The events at Roswell in the summer of 1947 -- dawn of the modern era of UFO sightings -- constitute a daunting mystery that has come to adopt the trappings of myth. While some evidence suggests a nonhuman presence in the New Mexico desert, alternative hypotheses abound. Nick Redfern's "Body Snatchers in the Desert," a disturbing book that re-examines the case in light of the military secrecy prevalent at the time of the crash, posits that the supposed "alien" bodies were in fact those of unwitting Japanese test subjects who perished in an aerospace mishap. Although subjected to much criticism (mostly from within the UFO community), Redfern's hypothesis has yet to evaporate. Even if it ultimately fails to explain the eponymous "Roswell incident," it might lead to a broadened understanding of the military's role in the American Southwest at the beginning of the Cold War.

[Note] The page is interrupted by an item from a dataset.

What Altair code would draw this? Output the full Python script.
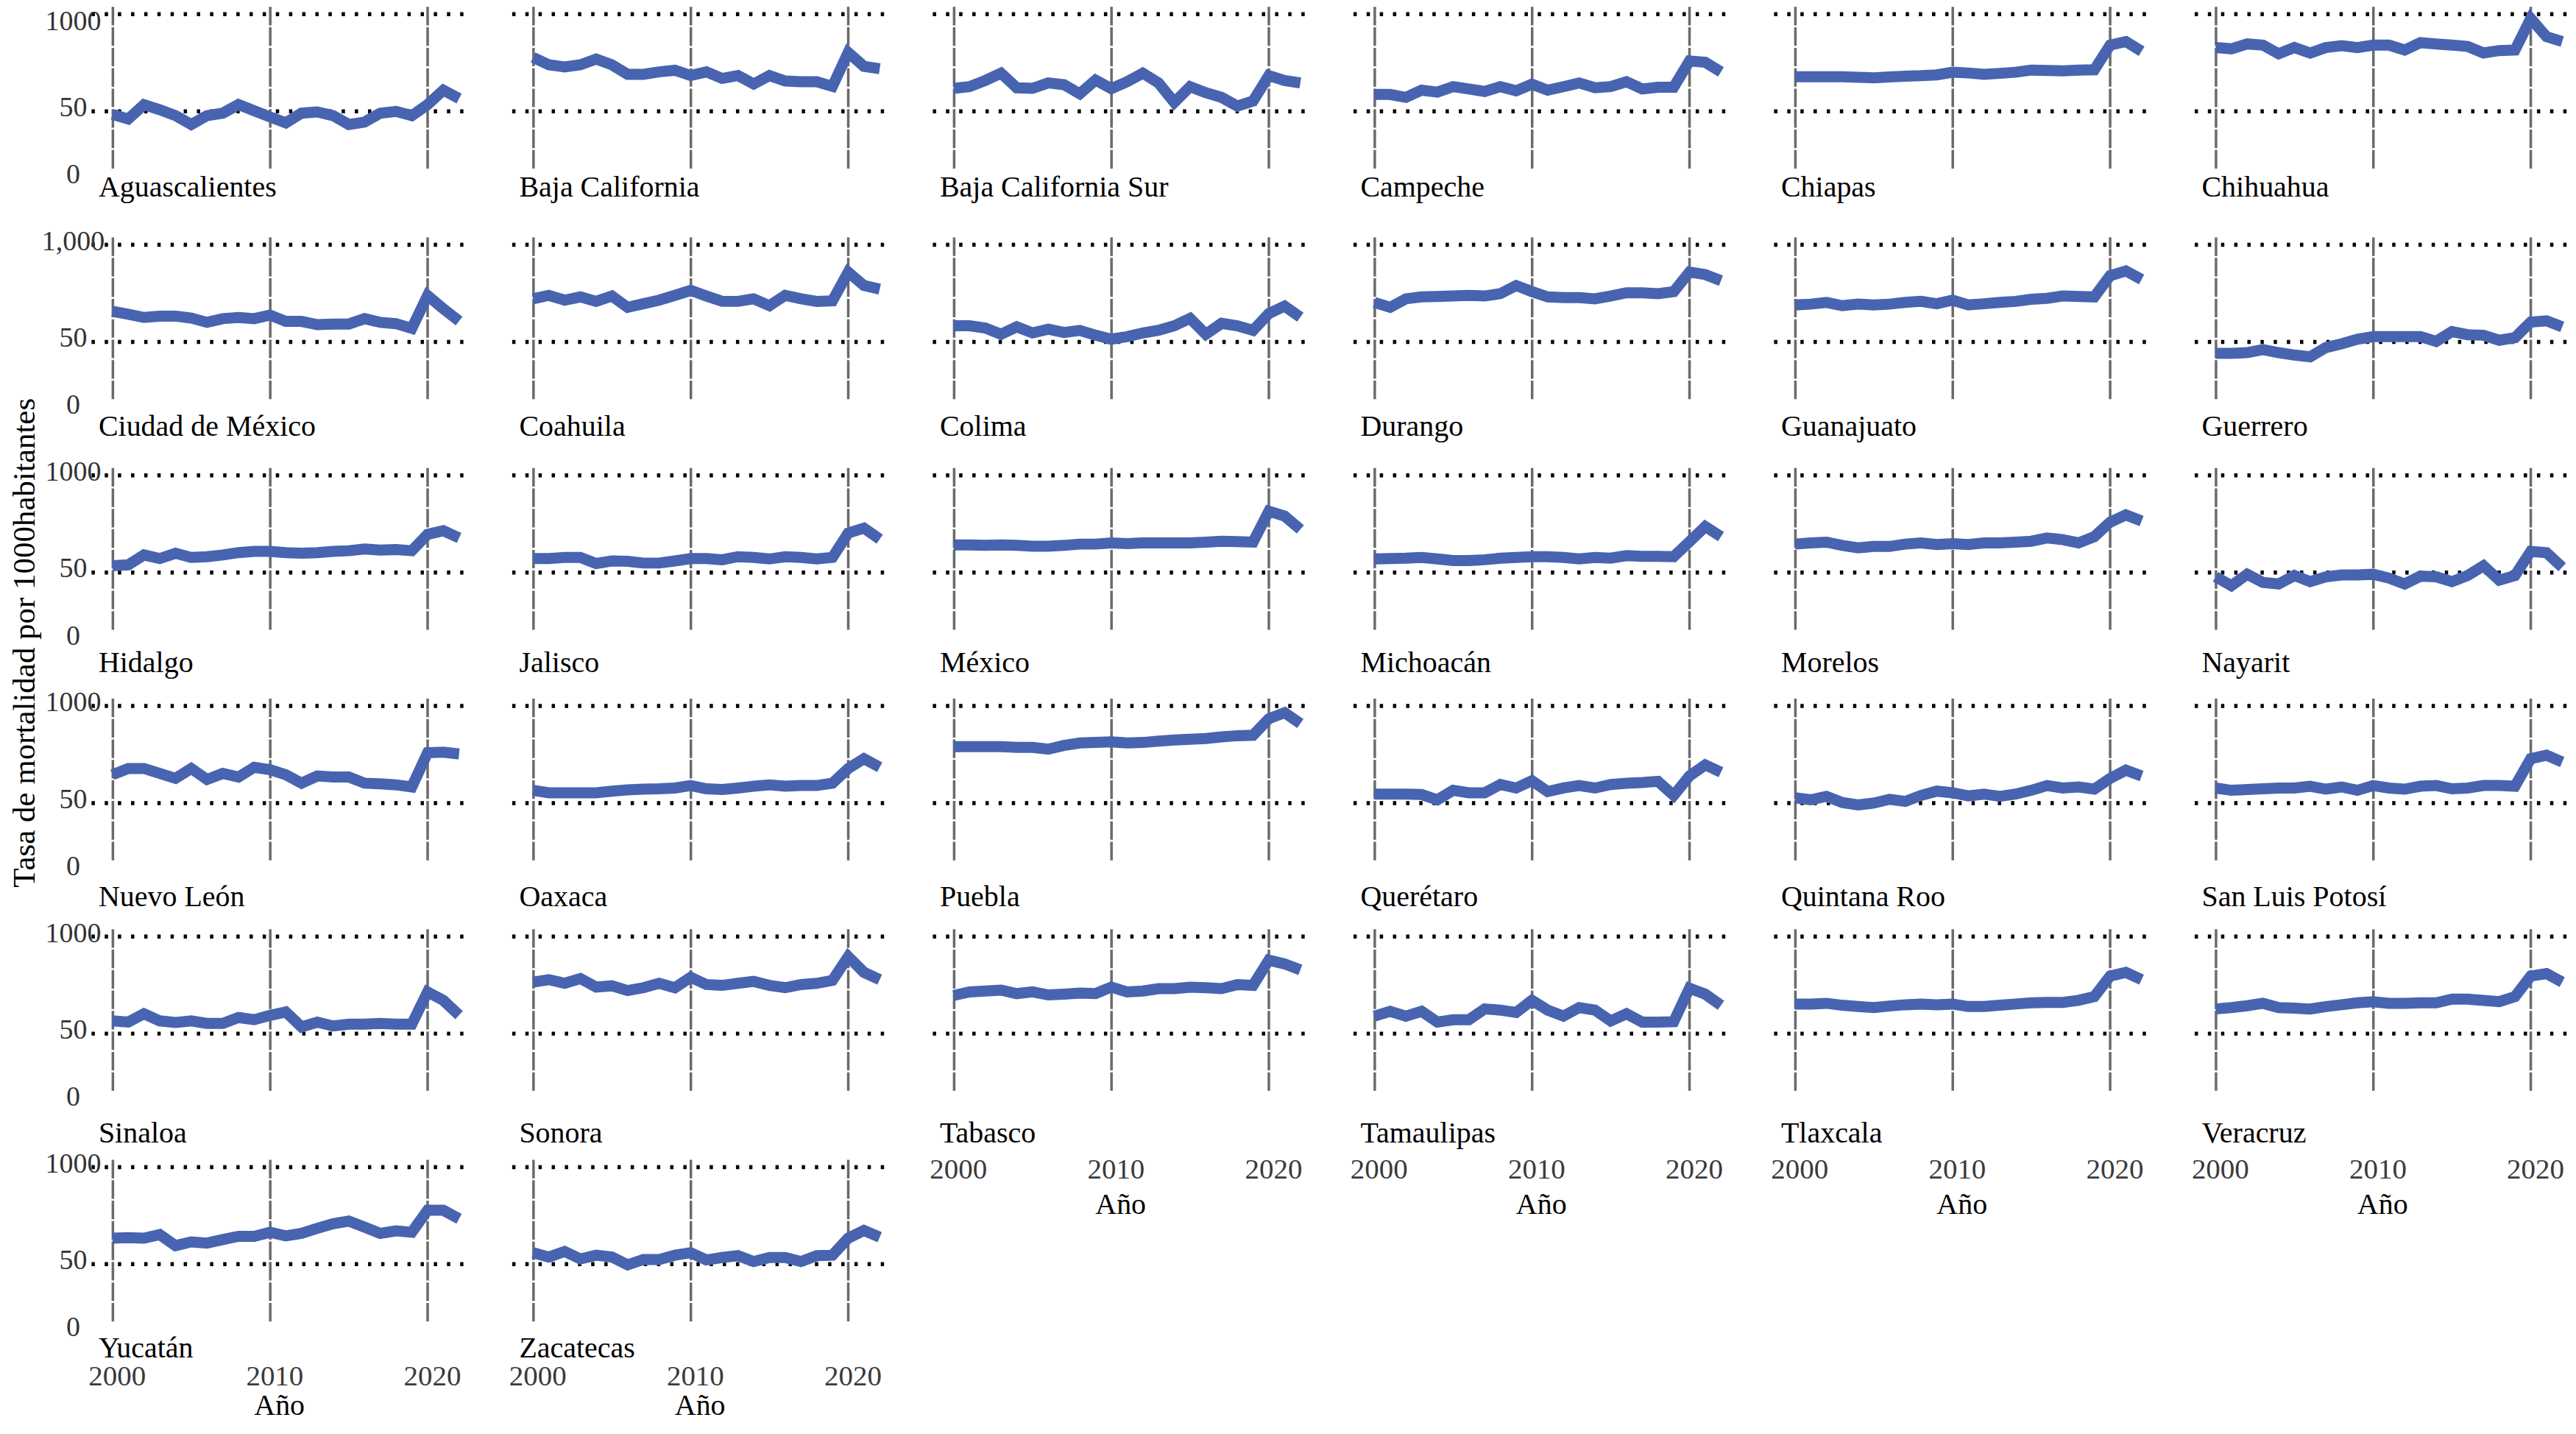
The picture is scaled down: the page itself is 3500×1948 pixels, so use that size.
import altair as alt
import pandas as pd

years = list(range(2000, 2023))

estados = [
    "Aguascalientes", "Baja California", "Baja California Sur", "Campeche", "Chiapas", "Chihuahua",
    "Ciudad de México", "Coahuila", "Colima", "Durango", "Guanajuato", "Guerrero",
    "Hidalgo", "Jalisco", "México", "Michoacán", "Morelos", "Nayarit",
    "Nuevo León", "Oaxaca", "Puebla", "Querétaro", "Quintana Roo", "San Luis Potosí",
    "Sinaloa", "Sonora", "Tabasco", "Tamaulipas", "Tlaxcala", "Veracruz",
    "Yucatán", "Zacatecas",
]

aguascalientes = [44, 37, 62, 52, 42, 30, 42, 46, 62, 50, 40, 32, 46, 48, 42, 30, 33, 46, 49, 42, 62, 100, 76]
baja_california = [276, 221, 207, 221, 263, 221, 165, 165, 178, 187, 159, 178, 145, 159, 122, 159, 134, 131, 131, 113, 321, 211, 196]
baja_california_sur = [106, 112, 136, 171, 108, 106, 126, 119, 89, 138, 105, 131, 171, 126, 67, 112, 92, 79, 59, 70, 159, 136, 126]
campeche = [87, 87, 79, 100, 94, 112, 104, 96, 112, 98, 121, 100, 112, 126, 108, 112, 131, 104, 110, 110, 248, 239, 178]
chiapas = [153, 153, 153, 153, 150, 148, 152, 156, 158, 162, 176, 172, 165, 170, 176, 188, 186, 184, 188, 190, 400, 445, 333]
chihuahua = [372, 358, 414, 400, 309, 372, 316, 372, 394, 372, 400, 400, 345, 430, 414, 400, 385, 316, 340, 345, 880, 514, 445]
cdmx = [135, 123, 111, 116, 116, 109, 95, 107, 111, 107, 120, 98, 98, 88, 90, 90, 107, 95, 91, 78, 220, 146, 99]
coahuila = [199, 221, 191, 211, 184, 217, 153, 171, 191, 221, 257, 217, 184, 184, 199, 161, 221, 199, 184, 187, 445, 298, 267]
colima = [85, 85, 79, 64, 82, 67, 76, 68, 73, 62, 54, 59, 67, 73, 85, 108, 64, 92, 85, 73, 126, 159, 112]
durango = [178, 153, 199, 211, 214, 217, 221, 217, 233, 298, 248, 211, 207, 207, 199, 217, 239, 239, 233, 248, 445, 414, 345]
guanajuato = [165, 169, 178, 161, 169, 165, 169, 178, 184, 171, 191, 165, 171, 178, 184, 196, 202, 217, 214, 211, 400, 461, 358]
guerrero = [32, 32, 33, 37, 33, 30, 28, 40, 46, 54, 59, 59, 59, 59, 50, 70, 63, 62, 52, 57, 96, 100, 82]
hidalgo = [62, 64, 89, 79, 94, 82, 84, 89, 96, 100, 100, 96, 94, 96, 100, 102, 108, 104, 106, 102, 171, 191, 153]
jalisco = [79, 79, 82, 82, 67, 73, 72, 68, 68, 73, 79, 79, 76, 84, 82, 78, 84, 82, 78, 82, 178, 207, 147]
mexico = [123, 123, 121, 123, 121, 118, 118, 121, 126, 126, 131, 128, 131, 131, 131, 131, 134, 138, 136, 134, 345, 298, 199]
michoacan = [78, 79, 80, 82, 78, 74, 74, 76, 80, 82, 84, 84, 82, 78, 82, 80, 87, 85, 85, 84, 136, 217, 159]
morelos = [126, 131, 134, 121, 112, 117, 117, 126, 131, 124, 128, 124, 131, 131, 134, 138, 153, 145, 131, 159, 248, 309, 257]
nayarit = [42, 30, 46, 34, 32, 44, 35, 42, 45, 45, 46, 40, 32, 43, 42, 35, 44, 62, 37, 44, 100, 96, 59]
nuevo_leon = [126, 153, 153, 131, 112, 153, 108, 131, 117, 159, 147, 126, 96, 121, 117, 117, 96, 94, 91, 85, 248, 252, 239]
oaxaca = [76, 70, 70, 70, 70, 74, 77, 79, 80, 82, 89, 80, 78, 82, 87, 91, 87, 89, 89, 96, 153, 207, 159]
puebla = [298, 298, 298, 298, 292, 292, 276, 309, 333, 338, 345, 333, 338, 352, 364, 372, 380, 400, 414, 420, 685, 819, 593]
queretaro = [67, 67, 67, 66, 55, 76, 70, 70, 92, 82, 104, 73, 82, 89, 82, 92, 96, 98, 102, 64, 121, 171, 136]
quintana_roo = [59, 55, 62, 50, 46, 49, 56, 52, 64, 74, 70, 63, 67, 62, 67, 76, 89, 82, 85, 79, 112, 145, 121]
san_luis_potosi = [82, 76, 78, 80, 82, 82, 87, 79, 85, 76, 89, 82, 79, 87, 89, 80, 82, 89, 89, 87, 207, 230, 187]
sinaloa = [76, 73, 96, 76, 72, 76, 70, 70, 85, 79, 91, 102, 62, 73, 64, 68, 68, 70, 68, 68, 191, 147, 92]
sonora = [257, 277, 248, 287, 221, 230, 199, 217, 248, 217, 298, 239, 233, 248, 263, 233, 217, 239, 248, 271, 552, 345, 277]
tabasco = [171, 191, 196, 202, 181, 191, 174, 178, 184, 181, 221, 191, 196, 211, 211, 221, 217, 211, 239, 233, 496, 445, 372]
tamaulipas = [89, 104, 89, 104, 73, 79, 79, 112, 108, 100, 147, 108, 89, 117, 108, 76, 96, 73, 73, 74, 214, 178, 126]
tlaxcala = [131, 131, 134, 126, 121, 117, 123, 128, 131, 128, 131, 121, 121, 126, 131, 136, 138, 138, 147, 165, 309, 345, 277]
veracruz = [112, 117, 124, 134, 117, 115, 112, 121, 128, 136, 141, 134, 134, 136, 136, 153, 153, 147, 141, 165, 309, 333, 257]
yucatan = [117, 119, 117, 131, 92, 104, 100, 112, 124, 124, 141, 126, 136, 159, 184, 199, 165, 136, 147, 141, 277, 277, 214]
zacatecas = [73, 63, 76, 59, 67, 63, 48, 58, 58, 67, 73, 57, 62, 66, 54, 62, 62, 54, 66, 67, 117, 149, 121]

series = [
    aguascalientes, baja_california, baja_california_sur, campeche, chiapas, chihuahua,
    cdmx, coahuila, colima, durango, guanajuato, guerrero,
    hidalgo, jalisco, mexico, michoacan, morelos, nayarit,
    nuevo_leon, oaxaca, puebla, queretaro, quintana_roo, san_luis_potosi,
    sinaloa, sonora, tabasco, tamaulipas, tlaxcala, veracruz,
    yucatan, zacatecas,
]

x_ticks = [2000, 2010, 2020]
y_ticks = [0, 50, 1000]

records = []
for nombre, vals in zip(estados, series):
    for anio, v in zip(years, vals):
        records.append({"estado": nombre, "anio": anio, "tasa": v})
df = pd.DataFrame(records)

FONT = "Liberation Serif"
LINE_COLOR = "#4864b0"
NCOL = 6
W, H = 511, 222

# vertical offset (top of name text below plot) per row
name_top = [4, 16, 24, 29, 37, 15]
bottom_panels = set(range(26, 32))

xscale = alt.Scale(domain=[1998.65, 2022.5], nice=False, zero=False)
yscale = alt.Scale(type="symlog", constant=11, domain=[0, 1250], nice=False)


def make_panel(i):
    nombre = estados[i]
    r, c = divmod(i, NCOL)
    common_x = dict(
        values=x_ticks, format="d", grid=True, gridColor="#6a6a6a", gridWidth=3.5,
        gridDash=[25.2, 2.6], domain=False, ticks=False, tickSize=0,
        labelFlush=False, labelOverlap=False,
    )
    if i in bottom_panels:
        if r == 4:
            lp, tp = 86, 8
        else:
            lp, tp = 54, 0
        axis_bottom = lp + 39 + tp + 40
        xaxis = alt.Axis(
            labels=True, labelPadding=lp, labelFont=FONT, labelFontSize=39,
            labelColor="#3a3a3a", labelOffset=6, title="Año", titlePadding=tp,
            titleFont=FONT, titleFontSize=40, titleFontWeight="normal",
            titleColor="black", **common_x,
        )
        offset = name_top[r] - axis_bottom
    else:
        xaxis = alt.Axis(labels=False, title=None, **common_x)
        offset = name_top[r] - (26 if c == 0 else 0)

    common_y = dict(
        values=y_ticks, grid=True, gridColor="black", gridWidth=5.5,
        gridDash=[4.5, 13.4],
        gridOpacity={"condition": {"test": "datum.value === 0", "value": 0}, "value": 1},
        domain=False, ticks=False, tickSize=0, title=None,
    )
    if c == 0:
        if r == 0:
            label_offset = {
                "condition": [
                    {"test": "datum.value === 0", "value": 7},
                    {"test": "datum.value === 50", "value": -4},
                ],
                "value": 10.5,
            }
        else:
            label_offset = {"condition": {"test": "datum.value === 0", "value": 7}, "value": -4}
        yaxis = alt.Axis(
            labels=True, format=(",d" if r == 1 else "d"), labelAlign="center",
            labelBaseline="middle", labelPadding=25, labelFont=FONT, labelFontSize=38,
            labelColor="#333333", labelFlush=False, labelOverlap=False,
            labelOffset=label_offset, **common_y,
        )
    else:
        yaxis = alt.Axis(labels=False, **common_y)

    title = alt.TitleParams(
        text=nombre, orient="bottom", anchor="start", frame="group", dx=10,
        offset=offset, font=FONT, fontSize=40, fontWeight="normal", color="black",
        baseline="top",
    )

    return (
        alt.Chart(df)
        .transform_filter(alt.datum.estado == nombre)
        .mark_line(color=LINE_COLOR, strokeWidth=15, clip=True)
        .encode(
            x=alt.X("anio:Q", scale=xscale, axis=xaxis),
            y=alt.Y("tasa:Q", scale=yscale, axis=yaxis),
        )
        .properties(width=W, height=H, title=title)
    )


panels = [make_panel(i) for i in range(len(estados))]

chart = (
    alt.concat(
        *panels,
        columns=NCOL,
        spacing={"row": 91.5, "column": 61},
        bounds="flush",
        padding={"left": 5, "top": 0, "right": 0, "bottom": 0},
        title=alt.TitleParams(
            text="Tasa de mortalidad por 1000habitantes", orient="left", anchor="middle",
            frame="bounds", offset=-43, dx=96, font=FONT, fontSize=43,
            fontWeight="normal", color="black", baseline="bottom",
        ),
    )
    .configure(background="white")
    .configure_view(stroke=None)
)

chart.save("out.html", embed_options={"renderer": "svg", "actions": False})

Perhaps the best skeptical study of the case to date is Karl Pflock's "Roswell: Inconvenient Facts and the Will to Believe." On the other side of the fence, Kevin Randle's "Roswell Revisited" and "The Roswell Encyclopedia" emphasize the credible witness testimony favoring an ET explanation. For those bothered by the notion of humanoid ETs at the controls of fallible flying saucers, it's worth considering the military's vested interest in the "alien" meme's potential as disinformation, a subject explored in Greg Bishop's revealing "Project Beta."
After grappling with the Roswell case for years, I'm honestly at a loss to explain it to my own satisfaction. We could be dealing with a legitimate UFO crash, a cover story to mask a dark chapter in military history or even a combination of the two. That something unusual happened seems certain, but by itself Roswell is far from the evidential bedrock many assume it is. Like most enduring controversies, the Roswell incident has become inordinately polarized by the credulous and the close-minded. In the face of insufficient data, the arguments advanced by spokesmen from both camps have become little more than embittered rhetoric.
Fortunately for ufology, Roswell is one case among hundreds of others with the capacity to teach us more about the phenomenon's origins.